Background information
- Origin: New Jersey / Brooklyn, NY
- Genres: Progressive Metal
- Years active: 2004–present
- Label: None
- Members: Jesse Zuretti Oded Weinstock Connor Appleton Austin Blau PJ Spilletti
- Website: www.facebook.com/binarycodemusic

= Binary Code (band) =

US musical group

Binary Code is an American progressive metal band formed in Bergen County, New Jersey in 2004 by founding member Jesse Zuretti.

In 2009, the band teamed up with MetalSucks.net to release their debut full-length "Suspension of Disbelief". The album was well-received by several metal and rock magazines, as well as many metal websites.
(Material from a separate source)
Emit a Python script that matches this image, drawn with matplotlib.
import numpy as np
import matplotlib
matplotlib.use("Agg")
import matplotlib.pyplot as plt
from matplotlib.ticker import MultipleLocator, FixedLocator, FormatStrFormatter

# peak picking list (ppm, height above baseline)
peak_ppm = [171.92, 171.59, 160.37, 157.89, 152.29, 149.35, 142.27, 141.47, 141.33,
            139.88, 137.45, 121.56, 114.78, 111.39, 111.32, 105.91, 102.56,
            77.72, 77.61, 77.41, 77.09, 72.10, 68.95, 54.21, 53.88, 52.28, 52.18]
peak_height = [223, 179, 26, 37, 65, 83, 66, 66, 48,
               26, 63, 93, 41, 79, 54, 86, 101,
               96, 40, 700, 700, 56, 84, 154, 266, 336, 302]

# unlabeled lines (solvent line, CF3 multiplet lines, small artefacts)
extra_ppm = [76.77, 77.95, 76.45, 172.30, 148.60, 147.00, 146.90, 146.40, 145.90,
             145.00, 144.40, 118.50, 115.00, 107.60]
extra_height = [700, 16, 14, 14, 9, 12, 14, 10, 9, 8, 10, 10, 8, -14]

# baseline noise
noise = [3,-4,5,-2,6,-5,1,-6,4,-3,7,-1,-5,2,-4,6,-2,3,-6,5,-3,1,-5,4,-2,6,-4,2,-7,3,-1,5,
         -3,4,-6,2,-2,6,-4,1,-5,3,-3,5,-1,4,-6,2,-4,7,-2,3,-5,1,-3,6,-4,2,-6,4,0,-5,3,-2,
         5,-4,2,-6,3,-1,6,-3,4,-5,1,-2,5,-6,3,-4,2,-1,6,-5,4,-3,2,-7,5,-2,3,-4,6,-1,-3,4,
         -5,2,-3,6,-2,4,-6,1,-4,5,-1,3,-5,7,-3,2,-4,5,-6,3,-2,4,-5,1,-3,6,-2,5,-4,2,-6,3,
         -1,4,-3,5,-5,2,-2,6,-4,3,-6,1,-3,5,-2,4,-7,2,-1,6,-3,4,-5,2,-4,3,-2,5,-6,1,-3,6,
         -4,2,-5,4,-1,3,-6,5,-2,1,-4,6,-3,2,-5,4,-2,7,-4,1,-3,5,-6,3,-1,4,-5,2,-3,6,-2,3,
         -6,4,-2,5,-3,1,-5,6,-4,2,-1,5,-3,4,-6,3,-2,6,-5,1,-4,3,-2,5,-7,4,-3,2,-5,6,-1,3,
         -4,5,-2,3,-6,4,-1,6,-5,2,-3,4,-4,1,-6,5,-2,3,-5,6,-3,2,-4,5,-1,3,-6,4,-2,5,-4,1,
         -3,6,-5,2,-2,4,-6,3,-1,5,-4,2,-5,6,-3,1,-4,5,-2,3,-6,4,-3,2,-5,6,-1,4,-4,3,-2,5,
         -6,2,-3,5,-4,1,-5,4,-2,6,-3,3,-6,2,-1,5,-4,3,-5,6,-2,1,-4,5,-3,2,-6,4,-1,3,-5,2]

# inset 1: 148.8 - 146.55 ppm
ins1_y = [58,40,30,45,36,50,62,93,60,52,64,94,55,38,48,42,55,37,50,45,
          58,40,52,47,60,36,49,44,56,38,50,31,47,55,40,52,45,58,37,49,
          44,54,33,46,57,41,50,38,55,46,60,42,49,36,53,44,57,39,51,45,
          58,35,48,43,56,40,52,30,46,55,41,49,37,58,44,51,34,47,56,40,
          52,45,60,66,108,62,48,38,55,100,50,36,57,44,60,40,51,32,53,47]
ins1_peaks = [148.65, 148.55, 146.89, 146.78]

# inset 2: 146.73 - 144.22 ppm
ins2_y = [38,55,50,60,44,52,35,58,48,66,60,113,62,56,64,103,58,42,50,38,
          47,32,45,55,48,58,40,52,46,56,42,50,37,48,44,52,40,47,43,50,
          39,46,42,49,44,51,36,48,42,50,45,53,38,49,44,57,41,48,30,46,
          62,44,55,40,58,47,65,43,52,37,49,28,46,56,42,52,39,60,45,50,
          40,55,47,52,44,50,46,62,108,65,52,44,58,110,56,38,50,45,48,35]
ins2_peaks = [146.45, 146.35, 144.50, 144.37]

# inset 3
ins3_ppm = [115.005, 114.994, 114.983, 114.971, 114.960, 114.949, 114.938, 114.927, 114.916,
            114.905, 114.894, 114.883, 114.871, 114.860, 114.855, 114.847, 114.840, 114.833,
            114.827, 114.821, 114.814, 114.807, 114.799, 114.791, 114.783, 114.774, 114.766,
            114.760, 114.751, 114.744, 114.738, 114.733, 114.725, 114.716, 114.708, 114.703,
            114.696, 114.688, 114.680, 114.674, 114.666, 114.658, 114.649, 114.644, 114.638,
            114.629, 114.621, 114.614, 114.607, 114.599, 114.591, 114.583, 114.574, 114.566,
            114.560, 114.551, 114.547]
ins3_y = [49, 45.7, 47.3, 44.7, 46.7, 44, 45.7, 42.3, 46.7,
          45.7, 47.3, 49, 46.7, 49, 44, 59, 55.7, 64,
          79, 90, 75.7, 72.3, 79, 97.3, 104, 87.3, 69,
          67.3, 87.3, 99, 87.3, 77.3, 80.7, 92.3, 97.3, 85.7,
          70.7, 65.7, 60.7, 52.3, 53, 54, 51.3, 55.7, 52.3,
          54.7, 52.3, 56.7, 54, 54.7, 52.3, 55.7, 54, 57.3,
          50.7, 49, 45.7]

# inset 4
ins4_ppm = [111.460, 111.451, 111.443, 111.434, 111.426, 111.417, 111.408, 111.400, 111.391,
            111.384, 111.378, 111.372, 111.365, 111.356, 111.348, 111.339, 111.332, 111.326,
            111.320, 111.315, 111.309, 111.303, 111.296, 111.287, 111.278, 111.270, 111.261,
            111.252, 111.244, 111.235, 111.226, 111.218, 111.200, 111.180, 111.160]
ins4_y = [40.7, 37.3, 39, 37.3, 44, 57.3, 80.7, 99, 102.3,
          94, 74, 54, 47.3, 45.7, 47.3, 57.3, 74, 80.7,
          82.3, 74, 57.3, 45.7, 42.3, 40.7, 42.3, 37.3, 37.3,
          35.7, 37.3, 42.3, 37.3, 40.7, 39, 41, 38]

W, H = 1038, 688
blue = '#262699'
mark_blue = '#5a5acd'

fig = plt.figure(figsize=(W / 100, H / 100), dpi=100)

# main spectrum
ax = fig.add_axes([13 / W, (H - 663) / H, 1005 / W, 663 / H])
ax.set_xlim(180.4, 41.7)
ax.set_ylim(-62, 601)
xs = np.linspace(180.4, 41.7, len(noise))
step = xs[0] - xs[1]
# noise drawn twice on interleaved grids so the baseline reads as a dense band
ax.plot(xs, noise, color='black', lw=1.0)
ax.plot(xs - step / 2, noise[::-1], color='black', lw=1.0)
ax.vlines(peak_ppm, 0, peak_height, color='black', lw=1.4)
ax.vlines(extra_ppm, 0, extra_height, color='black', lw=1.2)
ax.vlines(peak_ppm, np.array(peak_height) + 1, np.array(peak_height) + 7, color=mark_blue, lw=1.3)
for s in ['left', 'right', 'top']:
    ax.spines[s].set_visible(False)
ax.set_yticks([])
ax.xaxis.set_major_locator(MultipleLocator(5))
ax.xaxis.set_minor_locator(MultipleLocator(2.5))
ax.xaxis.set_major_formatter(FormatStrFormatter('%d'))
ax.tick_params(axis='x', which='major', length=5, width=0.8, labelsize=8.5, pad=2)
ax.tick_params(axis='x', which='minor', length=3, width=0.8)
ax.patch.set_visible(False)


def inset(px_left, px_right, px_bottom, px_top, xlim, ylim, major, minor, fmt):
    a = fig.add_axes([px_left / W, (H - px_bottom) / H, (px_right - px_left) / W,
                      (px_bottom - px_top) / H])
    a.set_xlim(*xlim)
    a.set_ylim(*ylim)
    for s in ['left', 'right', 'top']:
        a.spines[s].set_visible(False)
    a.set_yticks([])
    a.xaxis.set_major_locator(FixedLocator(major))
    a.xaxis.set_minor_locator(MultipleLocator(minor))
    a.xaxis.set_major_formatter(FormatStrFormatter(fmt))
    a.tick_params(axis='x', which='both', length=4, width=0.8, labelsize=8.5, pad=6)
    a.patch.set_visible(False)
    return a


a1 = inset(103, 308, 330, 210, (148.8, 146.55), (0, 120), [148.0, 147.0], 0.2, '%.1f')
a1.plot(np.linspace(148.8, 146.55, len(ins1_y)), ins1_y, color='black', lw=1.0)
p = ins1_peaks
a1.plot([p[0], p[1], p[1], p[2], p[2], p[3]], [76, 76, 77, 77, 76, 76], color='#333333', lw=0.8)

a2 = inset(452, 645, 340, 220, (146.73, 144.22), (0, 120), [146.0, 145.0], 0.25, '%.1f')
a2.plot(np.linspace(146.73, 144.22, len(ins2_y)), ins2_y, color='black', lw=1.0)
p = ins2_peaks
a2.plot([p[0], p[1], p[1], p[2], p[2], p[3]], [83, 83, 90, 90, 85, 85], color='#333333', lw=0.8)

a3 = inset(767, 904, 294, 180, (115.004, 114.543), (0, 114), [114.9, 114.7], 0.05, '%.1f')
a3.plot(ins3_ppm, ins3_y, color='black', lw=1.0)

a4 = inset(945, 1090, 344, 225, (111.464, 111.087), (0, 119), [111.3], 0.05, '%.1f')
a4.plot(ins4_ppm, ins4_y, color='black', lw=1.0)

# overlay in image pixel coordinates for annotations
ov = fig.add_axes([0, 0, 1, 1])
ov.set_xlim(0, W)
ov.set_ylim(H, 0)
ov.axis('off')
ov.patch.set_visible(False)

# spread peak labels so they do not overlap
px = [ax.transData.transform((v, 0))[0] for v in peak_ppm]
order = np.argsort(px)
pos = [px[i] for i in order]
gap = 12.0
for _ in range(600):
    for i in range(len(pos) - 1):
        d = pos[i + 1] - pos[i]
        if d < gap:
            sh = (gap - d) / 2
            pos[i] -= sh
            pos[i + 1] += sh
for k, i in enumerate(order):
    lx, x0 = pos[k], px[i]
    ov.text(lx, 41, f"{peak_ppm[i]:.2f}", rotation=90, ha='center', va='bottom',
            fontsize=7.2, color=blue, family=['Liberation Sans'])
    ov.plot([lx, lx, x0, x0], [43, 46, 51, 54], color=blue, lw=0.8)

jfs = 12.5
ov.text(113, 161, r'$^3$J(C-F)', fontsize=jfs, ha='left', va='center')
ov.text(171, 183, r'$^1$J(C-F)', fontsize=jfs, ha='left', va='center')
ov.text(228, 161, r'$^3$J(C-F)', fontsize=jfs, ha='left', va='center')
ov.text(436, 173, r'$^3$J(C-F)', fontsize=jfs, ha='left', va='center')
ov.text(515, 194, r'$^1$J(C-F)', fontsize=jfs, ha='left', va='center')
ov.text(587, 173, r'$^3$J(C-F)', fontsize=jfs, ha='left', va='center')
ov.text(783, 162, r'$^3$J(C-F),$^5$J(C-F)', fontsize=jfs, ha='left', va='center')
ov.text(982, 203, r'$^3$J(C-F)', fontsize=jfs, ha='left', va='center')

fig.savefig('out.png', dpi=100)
After their tour with Revocation in 2010, the band wrote an EP which they self-recorded (engineered by Paul Cutri and guitarist Jesse Zuretti) entitled "Priest". This EP was similarly well received.

In 2016, Binary Code independently released "Moonsblood", and it received favorable acclaim. The album was recorded by Eyal Levi (guitarist for Dååth and recording engineer for the Black Dahlia Murder and The Contortionist) at Audiohammer Studios in Sanford, Florida. They toured the album with Norwegian progressive metal band Leprous in the United States and Canada.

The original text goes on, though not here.